Einstein’s equivalence principle can help undergraduates understand gravitational wave detectors internal name

Einstein’s equivalence principle can help undergraduates understand gravitational wave detectors lead image

Following the detection of gravitational waves nearly 10 years ago, physics instructors have worked to explain them in the undergraduate curriculum. Emerging methods for detecting them, however, are becoming increasingly difficult to explain to budding physicists.

Markus Pössel has provided a comprehensive overview for teaching the foundations of gravitational wave astronomy. Starting from Einstein’s equivalence principle, Pössel’s approach shows how gravitational waves affect light, and how current and future detectors put the resulting effects to good use.

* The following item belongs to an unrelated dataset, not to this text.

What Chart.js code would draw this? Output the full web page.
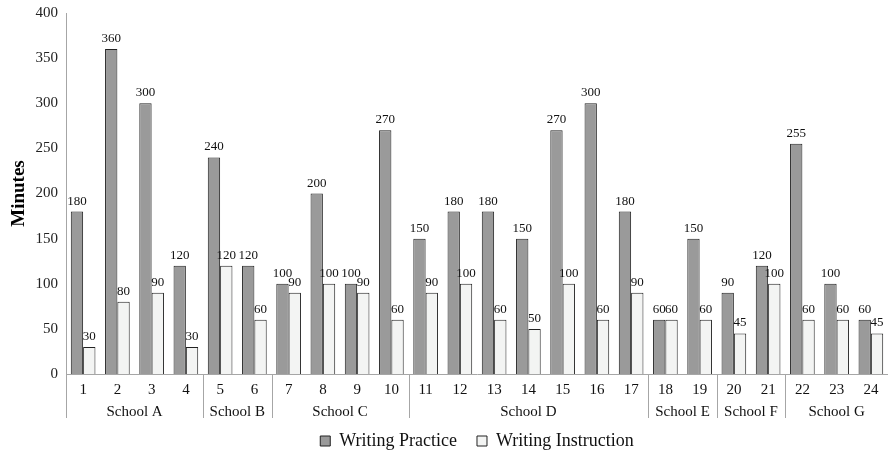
<!DOCTYPE html>
<html>
<head>
<meta charset="utf-8">
<script src="https://cdn.jsdelivr.net/npm/chart.js@4/dist/chart.umd.min.js"></script>
<style>
  html, body { margin: 0; padding: 0; background: #fff; overflow: hidden; }
  #wrap { width: 888px; height: 454px; }
</style>
</head>
<body>
<div id="wrap"><canvas id="c" width="888" height="454"></canvas></div>
<script>
// Writing minutes per teacher, grouped by school
const teachers = ['1','2','3','4','5','6','7','8','9','10','11','12','13','14','15','16','17','18','19','20','21','22','23','24'];
const practice = [180,360,300,120,240,120,100,200,100,270,150,180,180,150,270,300,180,60,150,90,120,255,100,60];
const instruction = [30,80,90,30,120,60,90,100,90,60,90,100,60,50,100,60,90,60,60,45,100,60,60,45];
const schools = ['School A','School B','School C','School D','School E','School F','School G'];
const schoolSizes = [4,2,4,7,2,2,3];
const yTicks = [0,50,100,150,200,250,300,350,400];

const SERIF = '"Liberation Serif", "Times New Roman", serif';
const AXIS_GREY = '#a6a6a6';

// Value labels above every bar
const valueLabels = {
  id: 'valueLabels',
  afterDatasetsDraw(chart) {
    const ctx = chart.ctx;
    ctx.save();
    ctx.font = '13px ' + SERIF;
    ctx.fillStyle = '#111';
    ctx.textAlign = 'center';
    ctx.textBaseline = 'alphabetic';
    chart.data.datasets.forEach((ds, di) => {
      const meta = chart.getDatasetMeta(di);
      meta.data.forEach((bar, i) => {
        ctx.fillText(String(ds.data[i]), bar.x, bar.y - 7);
      });
    });
    ctx.restore();
  }
};

// School group labels and separators under the teacher numbers
const schoolGroups = {
  id: 'schoolGroups',
  afterDraw(chart) {
    const x = chart.scales.x;
    const ctx = chart.ctx;
    const bottom = chart.chartArea.bottom;
    const half = (x.getPixelForValue(1) - x.getPixelForValue(0)) / 2;
    ctx.save();
    ctx.strokeStyle = AXIS_GREY;
    ctx.lineWidth = 1;
    ctx.font = '15px ' + SERIF;
    ctx.fillStyle = '#111';
    ctx.textAlign = 'center';
    ctx.textBaseline = 'middle';
    let start = 0;
    const drawSep = (px) => {
      const xx = Math.round(px) + 0.5;
      ctx.beginPath();
      ctx.moveTo(xx, bottom);
      ctx.lineTo(xx, bottom + 44);
      ctx.stroke();
    };
    drawSep(x.getPixelForValue(0) - half);
    schoolSizes.forEach((n, g) => {
      const left = x.getPixelForValue(start) - half;
      const right = x.getPixelForValue(start + n - 1) + half;
      if (g < schoolSizes.length - 1) drawSep(right);
      ctx.fillText(schools[g], (left + right) / 2, bottom + 38);
      start += n;
    });
    ctx.restore();
  }
};

// Keep the legend compact so it sits just below the school labels
const compactLegend = {
  id: 'compactLegend',
  beforeLayout(chart) {
    const lg = chart.legend;
    if (lg && !lg._compact) {
      const fit = lg.fit;
      lg.fit = function () { fit.call(this); this.height = 42; };
      lg._compact = true;
    }
  }
};

new Chart(document.getElementById('c'), {
  type: 'bar',
  data: {
    labels: teachers,
    datasets: [
      {
        label: 'Writing Practice',
        data: practice,
        backgroundColor: '#9a9a9a',
        borderColor: '#222',
        borderWidth: 1,
        categoryPercentage: 0.72,
        barPercentage: 1.0
      },
      {
        label: 'Writing Instruction',
        data: instruction,
        backgroundColor: '#f3f4f3',
        borderColor: '#222',
        borderWidth: 1,
        categoryPercentage: 0.72,
        barPercentage: 1.0
      }
    ]
  },
  options: {
    responsive: false,
    animation: false,
    layout: { padding: { top: 13, right: 0, left: 0, bottom: 0 } },
    plugins: {
      legend: {
        position: 'bottom',
        fullSize: false,
        labels: {
          boxWidth: 10,
          boxHeight: 10,
          padding: 20,
          color: '#111',
          font: { family: SERIF, size: 18 }
        }
      },
      tooltip: { enabled: false }
    },
    scales: {
      x: {
        grid: { display: false, drawTicks: false },
        border: { color: AXIS_GREY },
        ticks: { color: '#111', padding: 7, font: { family: SERIF, size: 15 } },
        afterFit(s) { s.height = 38; s.paddingLeft = 0; s.paddingRight = 0; }
      },
      y: {
        min: 0,
        max: 400,
        afterBuildTicks(s) { s.ticks = yTicks.map(v => ({ value: v })); },
        grid: { display: false, drawTicks: false },
        border: { color: AXIS_GREY },
        ticks: { color: '#222', padding: 8, font: { family: SERIF, size: 15 } },
        title: {
          display: true,
          text: 'Minutes',
          color: '#000',
          padding: { top: 8, bottom: 0 },
          font: { family: SERIF, size: 19, weight: 'bold' }
        },
        afterFit(s) { s.width = 66; s.paddingTop = 0; s.paddingBottom = 0; }
      }
    }
  },
  plugins: [compactLegend, valueLabels, schoolGroups]
});
</script>
</body>
</html>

“We are entering a golden age of gravitational wave detection, and at the same time, cosmology keeps yielding new findings,” said Pössel. “Making those subjects accessible to undergraduate students is an interesting challenge, and really worthwhile – some of these students might make the next generation of relativistic discoveries!”

Most simplified descriptions of gravitational wave detection focus on laser light measuring the changing size of detectors as evidence for the waves. New results from 2023 demonstrated how the regular radio signals from pulsars can be used as a natural detector as well.

After laying out the fundamentals of gravitational wave physics and how they influence light using the equivalence principle, the paper draws parallels between the expansion of the universe and gravitational wave effects on light.

Pössel concludes by describing how interferometry is used in detectors, such as the Laser Interferometer Gravitational-Wave Observatory (LIGO), and how future detectors — such as the Laser Interferometer Space Antenna (LISA), an international effort slated to launch in 2037 — work.

Pössel hopes to expand his work to orient undergraduates to the practical challenges of detecting gravitational waves.